=== DIRECTIVE ===
Copy out the listing in full, exactly as written, but not its pictures.

=== RECORDS FOR THE TASK ===
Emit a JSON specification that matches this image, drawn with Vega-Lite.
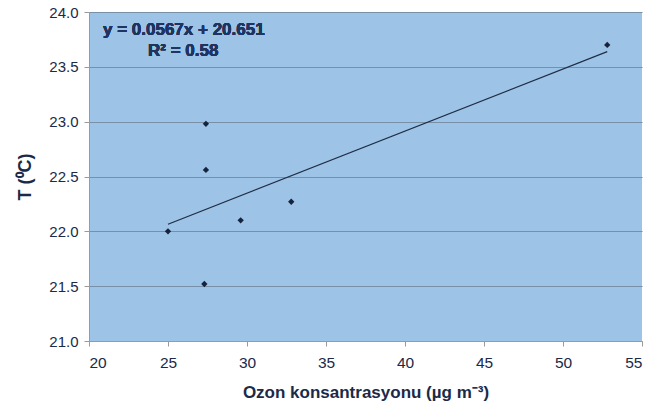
{
  "$schema": "https://vega.github.io/schema/vega-lite/v6.json",
  "width": 553,
  "height": 329,
  "autosize": "none",
  "padding": {"left": 89, "top": 12, "right": 25, "bottom": 65},
  "background": "white",
  "config": {
    "view": {"fill": "#9dc3e6", "stroke": null},
    "font": "Liberation Sans"
  },
  "data": {
    "values": [
      {"ozon": 25.0, "T": 22.0},
      {"ozon": 27.3, "T": 21.52},
      {"ozon": 27.4, "T": 22.56},
      {"ozon": 27.4, "T": 22.98},
      {"ozon": 29.6, "T": 22.1},
      {"ozon": 32.8, "T": 22.27},
      {"ozon": 52.8, "T": 23.7}
    ]
  },
  "layer": [
    {
      "mark": {"type": "text", "text": ["y = 0.0567x + 20.651"], "fontSize": 17, "fontWeight": "bold", "color": "#1f3460", "align": "left", "baseline": "middle", "x": 14, "y": 18},
      "encoding": {}
    },
    {
      "mark": {"type": "text", "text": ["R² = 0.58"], "fontSize": 17, "fontWeight": "bold", "color": "#1f3460", "align": "left", "baseline": "middle", "x": 59, "y": 39},
      "encoding": {}
    },
    {
      "transform": [{"regression": "T", "on": "ozon"}],
      "mark": {"type": "line", "color": "#1f2d45", "strokeWidth": 1.2},
      "encoding": {
        "x": {"field": "ozon", "type": "quantitative"},
        "y": {"field": "T", "type": "quantitative"}
      }
    },
    {
      "mark": {"type": "point", "shape": "diamond", "filled": true, "color": "#16233d", "size": 40, "opacity": 1},
      "encoding": {
        "x": {
          "field": "ozon", "type": "quantitative",
          "scale": {"domain": [20, 55], "nice": false, "zero": false},
          "axis": {
            "title": "Ozon konsantrasyonu (µg m⁻³)",
            "values": [20, 25, 30, 35, 40, 45, 50, 55],
            "grid": false,
            "domainColor": "#9a9a9a",
            "tickColor": "#9a9a9a",
            "tickSize": 5,
            "labelFontSize": 15.5,
            "labelColor": "#1a2a48",
            "labelPadding": 9,
            "titleFontSize": 17,
            "titleFontWeight": "bold",
            "titleColor": "#1a2a48",
            "titlePadding": 14
          }
        },
        "y": {
          "field": "T", "type": "quantitative",
          "scale": {"domain": [21, 24], "nice": false, "zero": false},
          "axis": {
            "title": "T (⁰C)",
            "values": [21, 21.5, 22, 22.5, 23, 23.5, 24],
            "format": ".1f",
            "grid": true,
            "gridColor": "#7790a8",
            "gridWidth": 1.2,
            "domainColor": "#9a9a9a",
            "tickColor": "#9a9a9a",
            "tickSize": 5,
            "labelFontSize": 15,
            "labelColor": "#1a2a48",
            "labelPadding": 6,
            "titleFontSize": 18,
            "titleFontWeight": "bold",
            "titleColor": "#1a2a48",
            "titlePadding": 14
          }
        }
      }
    }
  ]
}
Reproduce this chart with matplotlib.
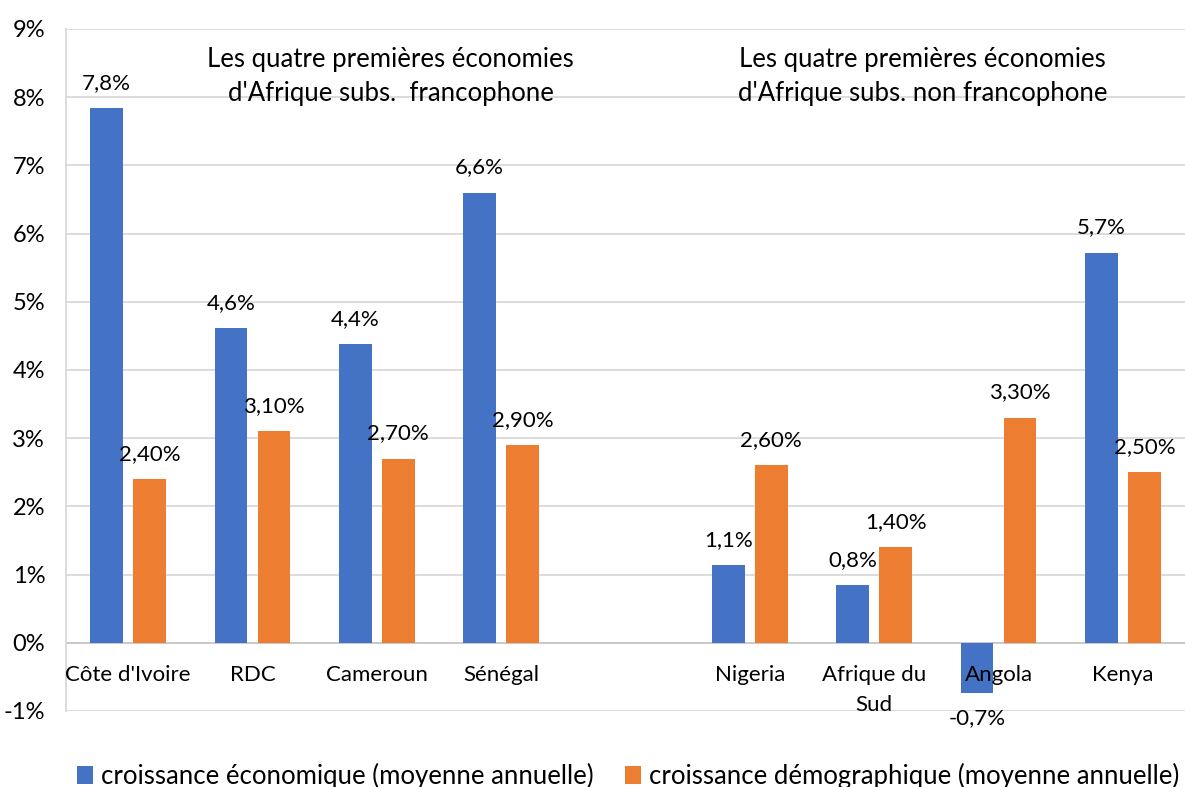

=== FULL ANSWER ===
Emit a JSON specification that matches this image, drawn with Vega-Lite.
{
  "$schema": "https://vega.github.io/schema/vega-lite/v6.json",
  "width": 553,
  "height": 329,
  "autosize": "none",
  "padding": {"left": 89, "top": 12, "right": 25, "bottom": 65},
  "background": "white",
  "config": {
    "view": {"fill": "#9dc3e6", "stroke": null},
    "font": "Liberation Sans"
  },
  "data": {
    "values": [
      {"ozon": 25.0, "T": 22.0},
      {"ozon": 27.3, "T": 21.52},
      {"ozon": 27.4, "T": 22.56},
      {"ozon": 27.4, "T": 22.98},
      {"ozon": 29.6, "T": 22.1},
      {"ozon": 32.8, "T": 22.27},
      {"ozon": 52.8, "T": 23.7}
    ]
  },
  "layer": [
    {
      "mark": {"type": "text", "text": ["y = 0.0567x + 20.651"], "fontSize": 17, "fontWeight": "bold", "color": "#1f3460", "align": "left", "baseline": "middle", "x": 14, "y": 18},
      "encoding": {}
    },
    {
      "mark": {"type": "text", "text": ["R² = 0.58"], "fontSize": 17, "fontWeight": "bold", "color": "#1f3460", "align": "left", "baseline": "middle", "x": 59, "y": 39},
      "encoding": {}
    },
    {
      "transform": [{"regression": "T", "on": "ozon"}],
      "mark": {"type": "line", "color": "#1f2d45", "strokeWidth": 1.2},
      "encoding": {
        "x": {"field": "ozon", "type": "quantitative"},
        "y": {"field": "T", "type": "quantitative"}
      }
    },
    {
      "mark": {"type": "point", "shape": "diamond", "filled": true, "color": "#16233d", "size": 40, "opacity": 1},
      "encoding": {
        "x": {
          "field": "ozon", "type": "quantitative",
          "scale": {"domain": [20, 55], "nice": false, "zero": false},
          "axis": {
            "title": "Ozon konsantrasyonu (µg m⁻³)",
            "values": [20, 25, 30, 35, 40, 45, 50, 55],
            "grid": false,
            "domainColor": "#9a9a9a",
            "tickColor": "#9a9a9a",
            "tickSize": 5,
            "labelFontSize": 15.5,
            "labelColor": "#1a2a48",
            "labelPadding": 9,
            "titleFontSize": 17,
            "titleFontWeight": "bold",
            "titleColor": "#1a2a48",
            "titlePadding": 14
          }
        },
        "y": {
          "field": "T", "type": "quantitative",
          "scale": {"domain": [21, 24], "nice": false, "zero": false},
          "axis": {
            "title": "T (⁰C)",
            "values": [21, 21.5, 22, 22.5, 23, 23.5, 24],
            "format": ".1f",
            "grid": true,
            "gridColor": "#7790a8",
            "gridWidth": 1.2,
            "domainColor": "#9a9a9a",
            "tickColor": "#9a9a9a",
            "tickSize": 5,
            "labelFontSize": 15,
            "labelColor": "#1a2a48",
            "labelPadding": 6,
            "titleFontSize": 18,
            "titleFontWeight": "bold",
            "titleColor": "#1a2a48",
            "titlePadding": 14
          }
        }
      }
    }
  ]
}
Reproduce this chart with matplotlib.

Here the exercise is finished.